If diversity is to have different perspective in the same room, inclusion is giving them a seat at the table, equity is when everyone is able to accessibly and meaningfully participate in the discussion.
I learned to yap when I started serving in a youth leadership role.
I first discovered talking as a tactic to overcome people interrupting me - I was 19 years old, the only racialized young woman in a room of older white folks.
When the men - almost always men who attempts to interrupt me - Take a deep breath and YAP. I could just talk and talk until he would run out of patience and sit the fuck back down. That is my cue to wrap up by pointing out his rudeness and yield the floor to the person who interrupted me.
They almost always have this stunned reaction - as if wondering why I had the audacity to grant him the right to speak after me. Instead of minimizing my voice, the power dynamic flipped.

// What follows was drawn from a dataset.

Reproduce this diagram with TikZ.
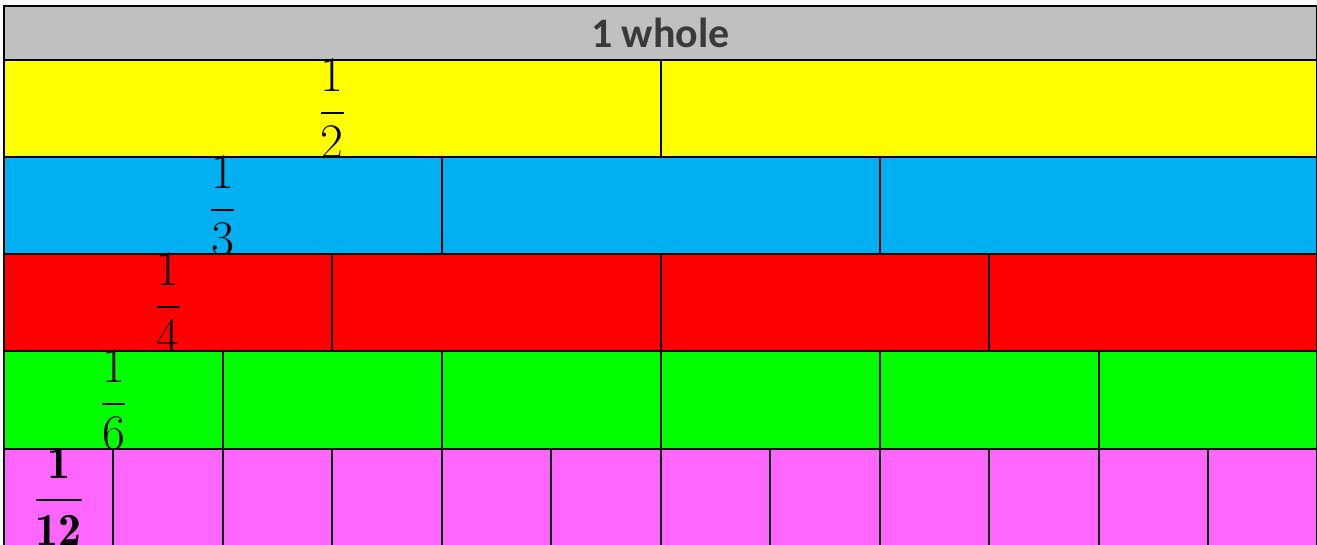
\documentclass[tikz,border=0pt]{standalone}
\usepackage{amsmath}
\usepackage{fontspec}
\usepackage{xcolor}
\usepackage{tikz}
\newfontfamily\wholefont{Carlito}
\definecolor{wholegrey}{HTML}{C0C0C0}
\definecolor{wholeink}{HTML}{3A3A3A}
\definecolor{halfyellow}{HTML}{FFFF00}
\definecolor{thirdblue}{HTML}{00B0F0}
\definecolor{quarterred}{HTML}{FF0000}
\definecolor{sixthgreen}{HTML}{00FF00}
\definecolor{twelfthpink}{HTML}{FF66FF}
\newcommand{\fracrow}[4]{%
  \pgfmathsetmacro{\piecew}{1313.4/#1}%
  \foreach \k in {1,...,#1}{%
    \filldraw[cell, fill=#4] ({4+(\k-1)*\piecew},#2) rectangle ({4+\k*\piecew},#3);
  }%
}
\newcommand{\unitfrac}[2]{\genfrac{}{}{1pt}{0}{#1}{\raisebox{0.6pt}{$#2$}}}

\begin{document}
\begin{tikzpicture}[x=0.5pt, y=-0.5pt, cell/.style={draw=black, line width=1pt}, wholelabel/.style={font=\wholefont\bfseries\fontsize{21}{25}\selectfont, text=wholeink, inner sep=0pt}, fraclabel/.style={anchor=north, inner sep=0pt, font=\fontsize{23}{28}\selectfont}]
\useasboundingbox (0,0) rectangle (1317,545);
\filldraw[cell, fill=wholegrey] (4,6) rectangle (1317.4,60);
\node[wholelabel] (whole) at (660.5,33) {1 whole};
\fracrow{2}{60}{157}{halfyellow}
\node[fraclabel] (half) at (332.4,59) {$\unitfrac{1}{2}$};
\fracrow{3}{157}{254}{thirdblue}
\node[fraclabel] (third) at (222.9,156) {$\unitfrac{1}{3}$};
\fracrow{4}{254}{351}{quarterred}
\node[fraclabel] (quarter) at (168.2,253) {$\unitfrac{1}{4}$};
\fracrow{6}{351}{449}{sixthgreen}
\node[fraclabel] (sixth) at (113.5,350) {$\unitfrac{1}{6}$};
\fracrow{12}{449}{548}{twelfthpink}
\node[fraclabel] (twelfth) at (58.7,448) {$\unitfrac{\mathbf{1}}{\mathbf{12}}$};
\end{tikzpicture}
\end{document}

It was clear that spaces built from a colonial mindset will always gatekeep and consolidate power structures. Individual efforts won’t dent the exclusion baked into colonial system. I never sought to conform, but to break intergenerational habits.
H/T @ that white dude feeling offended that I want to break colonial white supremacist systems IYKYK 🫶🏼 Why should we play by a system inherently built for your prosperity atop of our exploitation?
I will interrupt the colonial individualistic mindset on leadership: to me - community leaders aren’t supposed to dictate the community’s developments and actions, but to uplift and care for their people.
In growing community with people sharing values of equity, consensus building, and solidarity. We lean on one other, empower and value each other’s strengths and weaknesses.
Nowadays seldom anyone interrupts me - but yapping remains a powerful tactic in my toolbox. I learned to speak different languages: politick to politicians; media lines to journalists; analysis and recommendations to decision makers. The delivery may come in form of a backhanded compliment, sharp criticism, or simply demand them to do better.
Looking back at ten years in leadership positions, my strength is - I can yap - and my biggest personal development is to shut the fuck up.
Here are some examples of how you can help those around you to use their voice impactfully and effectively! 📢
✅✅ DAILY ACTIONABLES ✅✅
Call out people who engage in interruptions and redirect the conversation back to the original speaker! Echoing the marginalized voices that were dismissed and explicitly acknowledged their contributions!
[name] what was it that you were saying?
Could you let [name] finish their thought?
[name] made an excellent point, I agree with [xxx]
✅✅ MID-LONG TERM ACTIONABLES ✅✅
➡️ Sign up for a bystander intervention training program!
➡️ Implement hands-on/skills training, mentorship, and leadership program
➡️ Examine your “wheel of privilege”, reflect on preconceived stereotypes you may hold, reflect on how you can wield your strength and power for community!